The implications of the study go beyond the technical rankings. Arvi Tavast, director of the Institute of the Estonian Language, told the Financial Times that ‘commercial models appear to be more secure and more robust than open-source ones’, whilst admitting that he had expected better results from Mistral. The key issue is structural: many government and security organisations cannot use commercial cloud services for reasons of data confidentiality, and therefore turn to open-source models as a controllable alternative.

Mistral responded by clarifying that the study had examined its ‘raw’ models – before they had been optimised and validated by clients – and emphasising that its Vibe Work operating environment incorporates filtering layers designed to block questionable sources. This is a technically understandable defence, but it does not resolve the problem: not all users, and certainly not all public systems, access the models via that specific interface.

It should also be borne in mind that open-source models are often designed using a different approach to commercial systems. Many developers prioritise flexibility, customisation and the reduction of constraints imposed on users. The result is a system that is more flexible and customisable, but also more vulnerable to being exploited by those who know how to manipulate it. In other words, the difference compared with commercial models is not necessarily one of technological quality: it is one of design intent. Closed systems incorporate, from the outset, a series of editorial choices and political filters that open models deliberately leave to the user, or to the client implementing them.

What’s at stake

The study’s findings do not bode well for Mistral, which is currently in a phase of expansion. Having raised €1.7 billion in a funding round led by ASML – which invested €1.3 billion to become the largest shareholder – the French company aims to accelerate the construction of European infrastructure based on Nvidia technology, with data centre projects in France and Sweden. The company, valued at around €11.7 billion, aims to exceed $1 billion in annual recurring revenue by the end of 2026. These are significant figures, but they fall short of the standards set by OpenAI and Anthropic, and competitive pressure from Chinese models – led by DeepSeek and Moonshot – is also making itself felt in terms of quality, as this very study demonstrates.

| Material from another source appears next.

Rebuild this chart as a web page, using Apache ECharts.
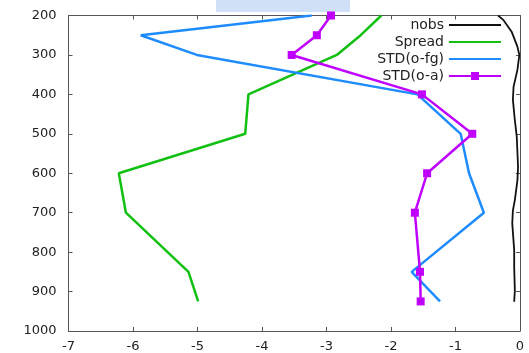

The ability to counter disinformation is emerging as a new benchmark for AI developers, one that may well come to carry as much weight as the quality of responses or processing speed. For European governments, this is a delicate issue to resolve. On the one hand, they must choose between commercial models – which perform better but involve the transfer of data to operators outside Europe – and open-source models, which are theoretically more controllable but, as the Estonian study shows, potentially less robust when it comes to information manipulation. On the other hand, they must do so at a time when AI has already found its way into classrooms, public offices and institutional decision-making processes. Estonia is a case in point. As one of the most advanced European countries in terms of digitalisation, it formally collaborates with OpenAI and Google, as well as other technology partners, on the use of artificial intelligence in the national education system. It remains to be seen whether the study’s findings will influence the Estonian government’s future decisions and its relations with AI technology providers.